-- Begin --
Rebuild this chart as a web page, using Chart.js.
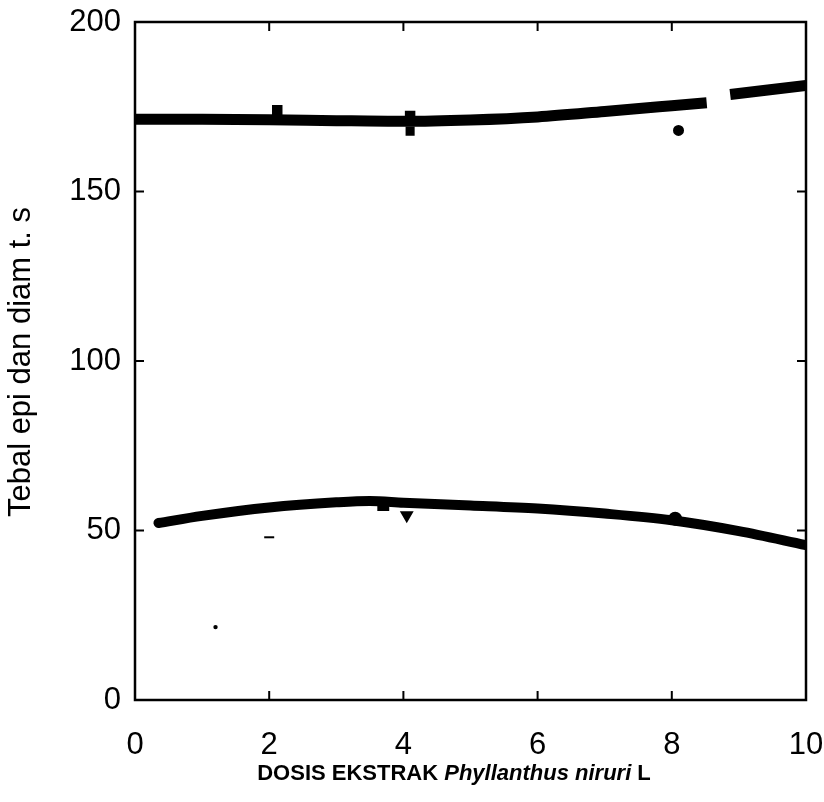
-- End --
-- Begin --
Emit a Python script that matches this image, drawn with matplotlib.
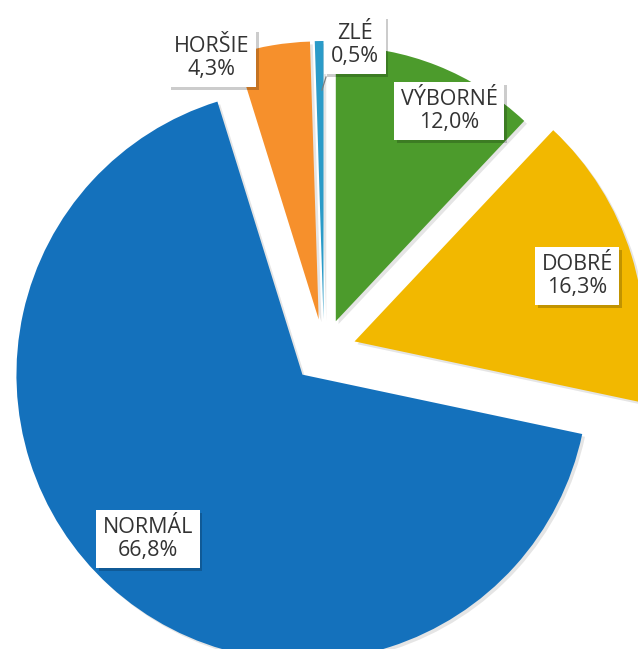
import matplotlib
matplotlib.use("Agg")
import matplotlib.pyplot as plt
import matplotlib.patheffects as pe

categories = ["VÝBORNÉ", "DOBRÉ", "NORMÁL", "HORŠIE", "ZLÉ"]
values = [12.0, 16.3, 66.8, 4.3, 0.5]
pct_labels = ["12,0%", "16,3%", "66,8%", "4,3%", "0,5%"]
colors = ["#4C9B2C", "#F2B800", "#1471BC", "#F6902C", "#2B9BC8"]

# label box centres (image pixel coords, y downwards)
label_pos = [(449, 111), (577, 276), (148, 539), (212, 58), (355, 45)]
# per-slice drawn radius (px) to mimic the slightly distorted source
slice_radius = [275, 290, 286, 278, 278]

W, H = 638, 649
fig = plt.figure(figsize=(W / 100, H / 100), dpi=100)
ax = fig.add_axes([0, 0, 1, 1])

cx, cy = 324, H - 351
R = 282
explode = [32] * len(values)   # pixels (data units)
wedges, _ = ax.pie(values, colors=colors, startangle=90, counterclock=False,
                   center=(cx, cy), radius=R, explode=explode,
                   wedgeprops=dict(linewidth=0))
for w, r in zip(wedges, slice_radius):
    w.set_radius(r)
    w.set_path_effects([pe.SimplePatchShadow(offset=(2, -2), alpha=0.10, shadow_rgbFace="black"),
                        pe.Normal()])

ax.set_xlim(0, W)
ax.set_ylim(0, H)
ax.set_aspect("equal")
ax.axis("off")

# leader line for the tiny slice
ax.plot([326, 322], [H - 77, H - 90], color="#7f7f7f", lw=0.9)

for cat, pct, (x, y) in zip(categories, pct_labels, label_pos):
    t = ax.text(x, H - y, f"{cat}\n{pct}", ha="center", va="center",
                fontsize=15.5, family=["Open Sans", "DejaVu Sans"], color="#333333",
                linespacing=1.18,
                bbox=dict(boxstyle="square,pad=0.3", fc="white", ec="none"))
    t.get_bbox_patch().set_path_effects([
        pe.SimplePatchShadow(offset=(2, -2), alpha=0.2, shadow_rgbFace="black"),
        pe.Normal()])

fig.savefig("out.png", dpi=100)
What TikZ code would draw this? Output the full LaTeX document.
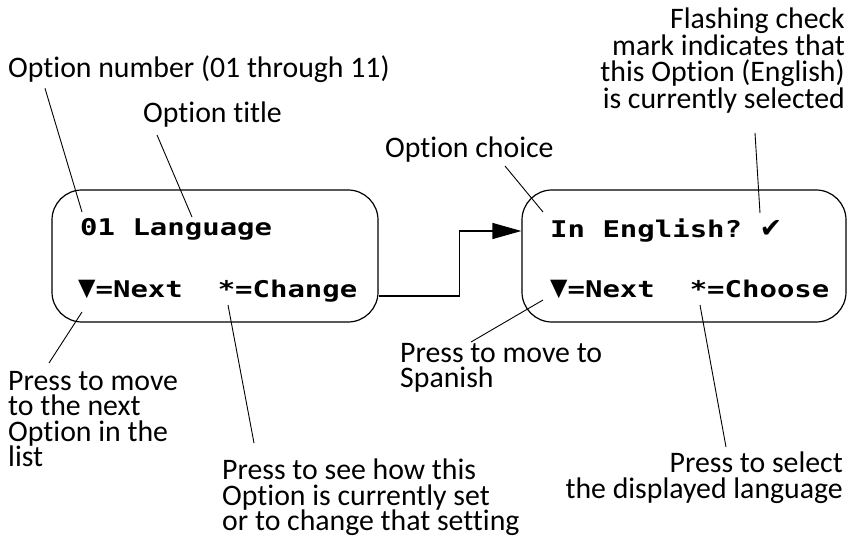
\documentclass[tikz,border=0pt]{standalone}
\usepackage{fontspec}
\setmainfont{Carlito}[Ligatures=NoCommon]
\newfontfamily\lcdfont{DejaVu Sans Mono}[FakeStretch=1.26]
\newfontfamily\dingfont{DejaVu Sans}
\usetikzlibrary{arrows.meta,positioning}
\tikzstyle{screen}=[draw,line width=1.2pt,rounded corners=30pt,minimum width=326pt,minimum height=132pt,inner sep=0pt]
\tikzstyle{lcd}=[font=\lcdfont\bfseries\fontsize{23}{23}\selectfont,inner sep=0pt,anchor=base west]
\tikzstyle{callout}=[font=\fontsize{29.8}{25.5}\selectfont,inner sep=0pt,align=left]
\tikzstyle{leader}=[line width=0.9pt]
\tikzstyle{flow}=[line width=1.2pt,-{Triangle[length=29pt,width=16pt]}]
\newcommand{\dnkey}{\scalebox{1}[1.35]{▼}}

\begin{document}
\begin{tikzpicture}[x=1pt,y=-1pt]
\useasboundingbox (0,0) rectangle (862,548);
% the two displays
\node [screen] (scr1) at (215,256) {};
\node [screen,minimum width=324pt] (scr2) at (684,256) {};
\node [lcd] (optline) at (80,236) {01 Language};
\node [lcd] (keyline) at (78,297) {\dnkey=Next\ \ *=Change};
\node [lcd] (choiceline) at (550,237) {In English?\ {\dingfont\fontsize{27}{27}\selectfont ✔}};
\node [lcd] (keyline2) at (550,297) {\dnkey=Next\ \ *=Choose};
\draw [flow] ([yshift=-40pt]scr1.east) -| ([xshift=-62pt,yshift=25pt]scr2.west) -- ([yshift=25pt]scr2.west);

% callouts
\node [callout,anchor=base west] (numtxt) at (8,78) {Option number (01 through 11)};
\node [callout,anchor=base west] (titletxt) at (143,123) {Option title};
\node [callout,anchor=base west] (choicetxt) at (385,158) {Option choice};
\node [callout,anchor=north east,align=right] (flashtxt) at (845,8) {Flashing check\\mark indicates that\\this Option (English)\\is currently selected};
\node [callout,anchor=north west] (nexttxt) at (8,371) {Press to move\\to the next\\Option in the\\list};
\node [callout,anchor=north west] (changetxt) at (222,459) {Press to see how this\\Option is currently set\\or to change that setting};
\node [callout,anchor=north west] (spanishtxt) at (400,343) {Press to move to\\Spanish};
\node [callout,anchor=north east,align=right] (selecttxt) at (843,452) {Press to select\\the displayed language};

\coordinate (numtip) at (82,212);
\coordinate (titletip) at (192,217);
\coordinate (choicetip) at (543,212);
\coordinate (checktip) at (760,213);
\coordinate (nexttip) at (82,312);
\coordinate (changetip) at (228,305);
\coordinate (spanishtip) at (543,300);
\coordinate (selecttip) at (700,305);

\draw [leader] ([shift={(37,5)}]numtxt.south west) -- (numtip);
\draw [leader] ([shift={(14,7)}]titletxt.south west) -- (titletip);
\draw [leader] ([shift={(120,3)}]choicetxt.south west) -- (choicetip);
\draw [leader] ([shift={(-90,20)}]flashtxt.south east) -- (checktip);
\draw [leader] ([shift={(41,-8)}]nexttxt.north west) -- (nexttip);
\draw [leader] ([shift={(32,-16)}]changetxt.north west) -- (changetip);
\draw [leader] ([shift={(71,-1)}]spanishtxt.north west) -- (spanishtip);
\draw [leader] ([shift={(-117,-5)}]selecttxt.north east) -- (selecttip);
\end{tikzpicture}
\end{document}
-- End --
Directions ▸
Look above for the line with "What TikZ code" and the line with "[flow] ([yshift=-40pt]scr1.east) -|", then copy exactly the lines from the first through the second, both kept, with no pictures.

Exercise result ▸
What TikZ code would draw this? Output the full LaTeX document.
\documentclass[tikz,border=0pt]{standalone}
\usepackage{fontspec}
\setmainfont{Carlito}[Ligatures=NoCommon]
\newfontfamily\lcdfont{DejaVu Sans Mono}[FakeStretch=1.26]
\newfontfamily\dingfont{DejaVu Sans}
\usetikzlibrary{arrows.meta,positioning}
\tikzstyle{screen}=[draw,line width=1.2pt,rounded corners=30pt,minimum width=326pt,minimum height=132pt,inner sep=0pt]
\tikzstyle{lcd}=[font=\lcdfont\bfseries\fontsize{23}{23}\selectfont,inner sep=0pt,anchor=base west]
\tikzstyle{callout}=[font=\fontsize{29.8}{25.5}\selectfont,inner sep=0pt,align=left]
\tikzstyle{leader}=[line width=0.9pt]
\tikzstyle{flow}=[line width=1.2pt,-{Triangle[length=29pt,width=16pt]}]
\newcommand{\dnkey}{\scalebox{1}[1.35]{▼}}

\begin{document}
\begin{tikzpicture}[x=1pt,y=-1pt]
\useasboundingbox (0,0) rectangle (862,548);
% the two displays
\node [screen] (scr1) at (215,256) {};
\node [screen,minimum width=324pt] (scr2) at (684,256) {};
\node [lcd] (optline) at (80,236) {01 Language};
\node [lcd] (keyline) at (78,297) {\dnkey=Next\ \ *=Change};
\node [lcd] (choiceline) at (550,237) {In English?\ {\dingfont\fontsize{27}{27}\selectfont ✔}};
\node [lcd] (keyline2) at (550,297) {\dnkey=Next\ \ *=Choose};
\draw [flow] ([yshift=-40pt]scr1.east) -| ([xshift=-62pt,yshift=25pt]scr2.west) -- ([yshift=25pt]scr2.west);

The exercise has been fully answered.